At the back, Huawei keeps things simple with the three camera setup taking up the top left of the device and the Leica and Huawei labels underneath that. If you turn the phone in landscape to take a photo, it looks like a sleek point-and-shoot. Plus, it draws the attention more to the striking color of the phone. The two devices have an almost identical design except for the three camera sensors on the P20 Pro, which the P20 doesn’t have. That one is “downgraded” to a dual camera setup.

In front, the two devices are indistinguishable, except you’ll see the size difference when placed side by side. Other than that, both get the highly contentious notch. It doesn’t take up much of the top of the device, though. And if it bothers you that much, there is a software tweak that will dark the sides of the notch to make it look like it doesn’t exist.

At the bottom, you get space for a small fingerprint scanner. Huawei opted to return the scanner in front, perhaps to maintain the sleek look at the back. It introduces some iPhone X-like gestures to the phone though. It doesn’t just serve as a fingerprint scanner, it works as your home button as well. And if you press lightly, it serves as the back button, while a longer press will take you back to the home screen. You can disable the onscreen buttons with the P20 and P20 Pro and just navigate the device with these.

When the phone’s display is facing you, you get the SIM card slot at the left side and the power and volume keys to the right. The bottom houses the speaker and the USB Type-C port. So, yes, you might have already heard that Huawei has dropped the audio jack for this phone. But perhaps, they can interest you in a pair of AirPod-like FreeBuds?

At first glance, you can’t tell much of the difference between the LCD display and the OLED display on the P20 and P20 Pro. Both are sufficiently bright and crisp.

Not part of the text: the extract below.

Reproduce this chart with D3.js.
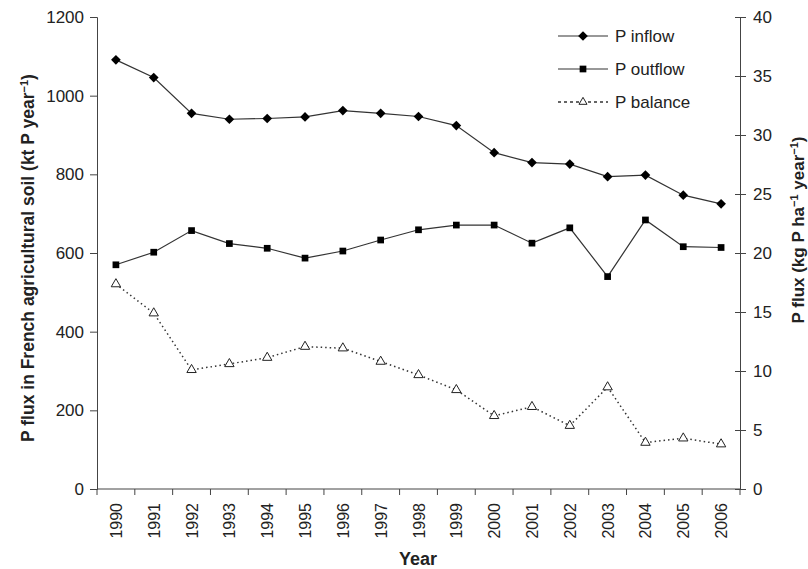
<!DOCTYPE html>
<html>
<head>
<meta charset="utf-8">
<script src="https://cdn.jsdelivr.net/npm/d3@7"></script>
<style>
  body { margin: 0; background: #fff; }
  text { font-family: "Liberation Sans", Arial, sans-serif; fill: #222; }
</style>
</head>
<body>
<div id="chart"></div>
<script>
const years = ["1990","1991","1992","1993","1994","1995","1996","1997","1998","1999","2000","2001","2002","2003","2004","2005","2006"];
const inflow = [1091,1046,955,940,942,946,962,955,947,924,855,830,826,794,798,747,725];
const outflow = [570,602,657,624,612,587,605,633,659,671,671,625,664,540,684,616,614];
const balance = [521,447,303,318,334,362,358,324,290,252,186,209,161,259,118,129,114];
const leftTicks = [0,200,400,600,800,1000,1200];
const rightTicks = [0,5,10,15,20,25,30,35,40];

const width = 808, height = 569;
const margin = { left: 97, right: 68, top: 17, bottom: 80 };

const svg = d3.select("#chart").append("svg")
    .attr("width", width)
    .attr("height", height);

const x = d3.scaleBand()
    .domain(years)
    .range([margin.left, width - margin.right]);

const y = d3.scaleLinear()
    .domain([0, 1200])
    .range([height - margin.bottom, margin.top]);

const y2 = d3.scaleLinear()
    .domain([0, 40])
    .range([height - margin.bottom, margin.top]);

const cx = d => x(d) + x.bandwidth() / 2;
const axisColor = "#444";

// x axis: ticks between categories
const xAxis = svg.append("g")
    .attr("transform", `translate(0,${height - margin.bottom})`);
xAxis.append("line")
    .attr("x1", margin.left).attr("x2", width - margin.right)
    .attr("stroke", axisColor);
xAxis.selectAll(".tk")
    .data(years.concat(["end"]))
    .join("line")
    .attr("x1", (d, i) => margin.left + i * x.bandwidth())
    .attr("x2", (d, i) => margin.left + i * x.bandwidth())
    .attr("y1", 0).attr("y2", 6)
    .attr("stroke", axisColor);
xAxis.selectAll(".lbl")
    .data(years)
    .join("text")
    .attr("transform", d => `translate(${cx(d) + 6},14) rotate(-90)`)
    .attr("text-anchor", "end")
    .style("font-size", "16px")
    .text(d => d);

svg.append("text")
    .attr("x", 418)
    .attr("y", 565)
    .attr("text-anchor", "middle")
    .style("font-size", "18px")
    .style("font-weight", "bold")
    .text("Year");

// left axis
const yAxis = svg.append("g")
    .attr("transform", `translate(${margin.left},0)`)
    .call(d3.axisLeft(y).tickValues(leftTicks).tickFormat(d3.format("d")).tickSize(7).tickPadding(6));
yAxis.select(".domain").attr("stroke", axisColor);
yAxis.selectAll(".tick line").attr("stroke", axisColor);
yAxis.selectAll(".tick text").style("font-size", "17px").attr("fill", "#222")
    .style("font-family", "Liberation Sans, Arial, sans-serif");

// right axis
const yAxis2 = svg.append("g")
    .attr("transform", `translate(${width - margin.right},0)`)
    .call(d3.axisRight(y2).tickValues(rightTicks).tickSize(6).tickPadding(7));
yAxis2.select(".domain").attr("stroke", axisColor);
yAxis2.selectAll(".tick line").attr("stroke", axisColor).attr("x1", -5);
yAxis2.selectAll(".tick text").style("font-size", "17px").attr("fill", "#222")
    .style("font-family", "Liberation Sans, Arial, sans-serif");

// axis titles
const lt = svg.append("text")
    .attr("transform", `translate(34,258) rotate(-90)`)
    .attr("text-anchor", "middle")
    .style("font-size", "17.5px")
    .style("font-weight", "bold");
lt.append("tspan").text("P flux in French agricultural soil  (kt P year");
lt.append("tspan").attr("baseline-shift", "super").style("font-size", "11px").text("−1");
lt.append("tspan").text(")");

const rt = svg.append("text")
    .attr("transform", `translate(804,230) rotate(-90)`)
    .attr("text-anchor", "middle")
    .style("font-size", "17px")
    .style("font-weight", "bold");
rt.append("tspan").text("P flux (kg P ha");
rt.append("tspan").attr("baseline-shift", "super").style("font-size", "11px").text("−1");
rt.append("tspan").text("  year");
rt.append("tspan").attr("baseline-shift", "super").style("font-size", "11px").text("−1");
rt.append("tspan").text(")");

// lines
const line = d3.line().x((d, i) => cx(years[i])).y(d => y(d));

svg.append("path").datum(inflow).attr("d", line)
    .attr("fill", "none").attr("stroke", "#333").attr("stroke-width", 1.2);
svg.append("path").datum(outflow).attr("d", line)
    .attr("fill", "none").attr("stroke", "#333").attr("stroke-width", 1.2);
svg.append("path").datum(balance).attr("d", line)
    .attr("fill", "none").attr("stroke", "#333").attr("stroke-width", 1.5)
    .attr("stroke-dasharray", "1.5,3");

const diamond = d3.symbol().type(d3.symbolDiamond2).size(60);
const square = d3.symbol().type(d3.symbolSquare).size(45);
const tri = d3.symbol().type(d3.symbolTriangle).size(38);

svg.selectAll(".m-in").data(inflow).join("path")
    .attr("d", diamond)
    .attr("transform", (d, i) => `translate(${cx(years[i])},${y(d)})`)
    .attr("fill", "#000");
svg.selectAll(".m-out").data(outflow).join("path")
    .attr("d", square)
    .attr("transform", (d, i) => `translate(${cx(years[i])},${y(d)})`)
    .attr("fill", "#000");
svg.selectAll(".m-bal").data(balance).join("path")
    .attr("d", tri)
    .attr("transform", (d, i) => `translate(${cx(years[i])},${y(d)})`)
    .attr("fill", "#fff").attr("stroke", "#222").attr("stroke-width", 1);

// legend
const legend = [
    { name: "P inflow", sym: diamond, fill: "#000", dash: null },
    { name: "P outflow", sym: square, fill: "#000", dash: null },
    { name: "P balance", sym: d3.symbol().type(d3.symbolTriangle).size(28), fill: "#fff", dash: "3,3" }
];
const lg = svg.append("g").attr("transform", "translate(558,36)");
legend.forEach((d, i) => {
    const g = lg.append("g").attr("transform", `translate(0,${i * 33})`);
    g.append("line").attr("x1", 0).attr("x2", 50)
        .attr("stroke", "#333").attr("stroke-width", d.dash ? 1.5 : 1.2)
        .attr("stroke-dasharray", d.dash);
    g.append("path").attr("d", d.sym).attr("transform", "translate(25,0)")
        .attr("fill", d.fill).attr("stroke", d.dash ? "#222" : null);
    g.append("text").attr("x", 57).attr("y", 6)
        .style("font-size", "17px").text(d.name);
});
</script>
</body>
</html>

In terms of performance, I can’t speak much about it as I mentioned, I wasn’t able to tinker around much with the phone outside of taking photos of it. But we did have to set up the phones from scratch and it’ll take you sometime to get to the launch screen. Huawei is one of those brands that puts a lot of extra apps and settings into the mix. If you want the extras, you’ll be fine with this. But if you want a vanilla Android experience, you won’t get that here. There are a bunch of apps pre-installed. But we expect this phone to work seamlessly for you. At this point, it takes so much to get these phones to choke. It’s just where we are in terms of smartphone development.

Also, I wasn’t able to play around with the camera, unfortunately. But from the reports we’ve seen online, we can’t help but talk about what these cameras, specifically on the P20 Pro, can do. You’re promised better portrait shots for both the front and the rear camera, clearer shots with the combination of Huawei’s 4-way hybrid autofocus system (laser, depth, contrast, and phase detection) and Huawei’s own “artificial intelligence stabilization,” and better low-light performance. AIS, as the company claims, will supposedly keep things crisp and clear as object recognition can see the outlines of shapes and promise to keep these consistent from one frame to another. The phones also bring HD super slow motion video at 960fps to Huawei’s arsenal, matching it up against the Samsung Galaxy S9.

Huawei P20 Pro

Our interest, though, is definitely on the new Light Fusion system, which can combine data from four adjacent pixels and create clearer and brighter photos, even in impossibly difficult and dark lighting conditions. We’ve seen the samples from Huawei and if this phone delivers on letting us take long exposure shots in low light without a tripod, we can’t help but be excited for that. And then we can definitely backup our original statement they’ve done something really groundbreaking.